IAEA sees progress made by SMR deployment initiative

29 June 2023

The International Atomic Energy Agency (IAEA) last year launched a new initiative aimed at accelerating the safe and secure deployment of advanced nuclear reactors, with a particular focus on small modular reactors. A plenary meeting of the Nuclear Harmonization Standardization Initiative (NHSI) has now been held to take stock of progress already achieved and to set priorities for the year to come.

Rafael Mariano Grossi addressing the opening of the NHSI plenary meeting (Image: D Calma / IAEA)

The NHSI - announced in March 2022 by IAEA Director General Rafael Mariano Grossi - aims to facilitate the safe and secure deployment of small modular reactors (SMRs) to maximise their contribution to reach net-zero carbon emissions by 2050. It is actively developing a series of tools and publications to help advanced reactors become part of the solution addressing climate change and energy security. NHSI is now composed of 30 countries, 94 unique organisations and more than 200 contributors.

On 27 June, more than 120 NHSI participants convened to share feedback and suggestions on the work that has occurred so far and possible areas for enhancement going forward.

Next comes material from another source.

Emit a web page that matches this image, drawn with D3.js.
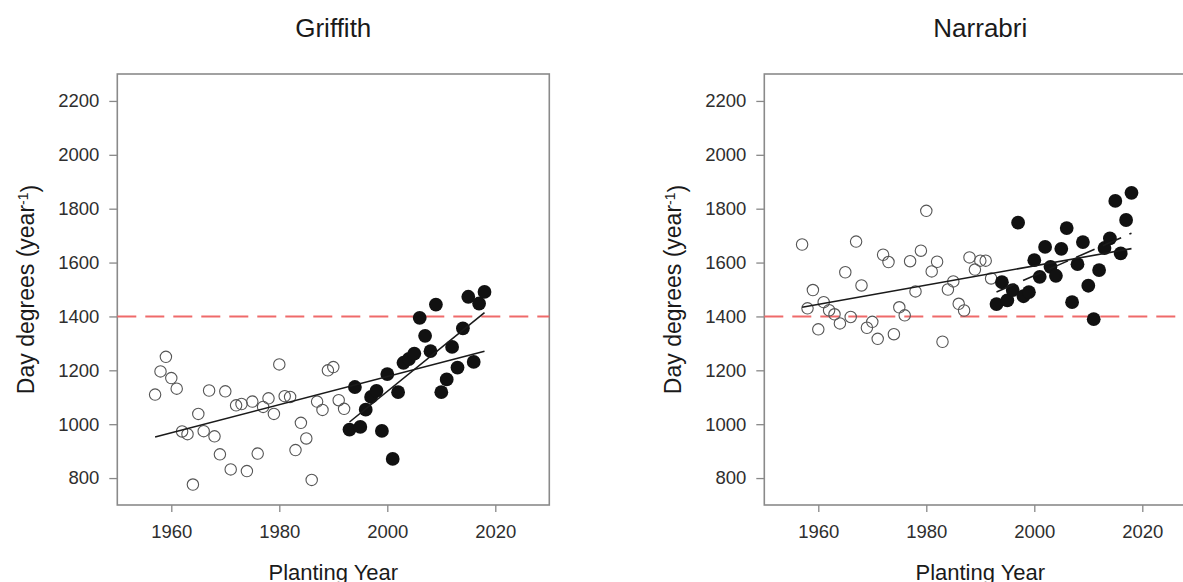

NHSI participants work in two separate but complementary tracks: the NHSI Regulatory Track and the NHSI Industry Track. Both tracks have topical working groups, and over the past year, both held 16 working group meetings.

Under the Regulatory Track, three working groups work in parallel to: build an information sharing framework; develop an international pre-licensing regulatory design review; and develop approaches to leverage other regulators' reviews. The Industry Track is focused on four objectives: harmonisation of high-level user requirements; information sharing on national standards and codes; experiments and validation of simulation computer codes to model SMRs; and accelerating the implementation of a nuclear infrastructure for SMRs.

Regulatory Track participants have produced approaches that will help countries to work together in SMR regulatory reviews, sharing resources and knowledge. "The implementation of these approaches will help regulators to learn from each other, increasing their trust that other regulatory frameworks that may initially seem different, are able to achieve good results," said Paula Calle Vives, Senior Nuclear Safety Officer at the IAEA.

For the nuclear industry, NHSI is identifying common approaches on codes and standards used as a part of design, manufacturing, construction, commissioning and operation of advanced reactors, like SMRs. "The SMR business model is often based on serial production, which means that after the deployment of the first-of-a-kind reactor, cost and time savings materialise under a standardised approach," said Aline des Cloizeaux, Director of Nuclear Power at the IAEA and Chair of the Industry Track.

One of the main objectives of the Industry Track is to harmonise high-level user requirements. An international reference is under development to help regulatory bodies understand what future licensees expect and to help embarking or expanding nuclear power countries structure their specifications for prospective suppliers. The Industry Track is also forming a network and associated platform for resource sharing on experiments and code validation for SMRs.

Technical publications and toolkits developed through the NHSI initiative are expected to be available by the end of 2024.

Speaking at the opening of the NHSI plenary meeting, Grossi said: "Across all continents, policy makers and the public are turning to nuclear energy to mitigate climate change, ensure energy security and deliver a just, reliable, affordable and timely transition to net-zero. We must step up as international organisations, regulators, policy makers and industry. Nuclear energy faces opportunities and headwinds, including a reputation of unfulfilled promises. Getting it right will require a concerted, global effort.

"Harmonisation of the regulatory process reduces uncertainty. It helps to lower the cost of building and deploying SMRs. Harmonisation of approaches facilitates international trade of SMRs and components as developers design and manufacture reactors that comply with a more uniform set of global standards rather than having to deal with multiple, sometimes conflicting, sets of requirements in different countries."

"We're keen to work with the IAEA on this important initiative and explore opportunities to streamline the safe and secure deployment of SMRs around the globe," commented Rolls-Royce SMR's Safety and Regulatory Affairs Director Helena Perry. "Rolls-Royce SMR is working with a range of developers, utilities and industrial customers, and we believe that there are real opportunities to capitalise on the progress we're making in the UK to streamline the process elsewhere in the world."

"For many years World Nuclear Association's Cooperation in Reactor Design Evaluation and Licensing (CORDEL) Working Group has been coordinating industry viewpoints and engaging with regulators to develop approaches to streamline the regulatory design review processes to accelerate the deployment of standardised reactor designs," said a World Nuclear Association spokesperson.

"We have been pleased to be a key partner within the IAEA NHSI, which over the last year has brought a lot of visibility to this important issue, and substantially contribute to the outcomes. It is important that we maintain the momentum created and develop a truly coordinated approach that can provide maximum benefit to all stakeholders ultimately allowing faster deployment of standardised designs, while maintaining high levels of safety and national sovereignty in decision making."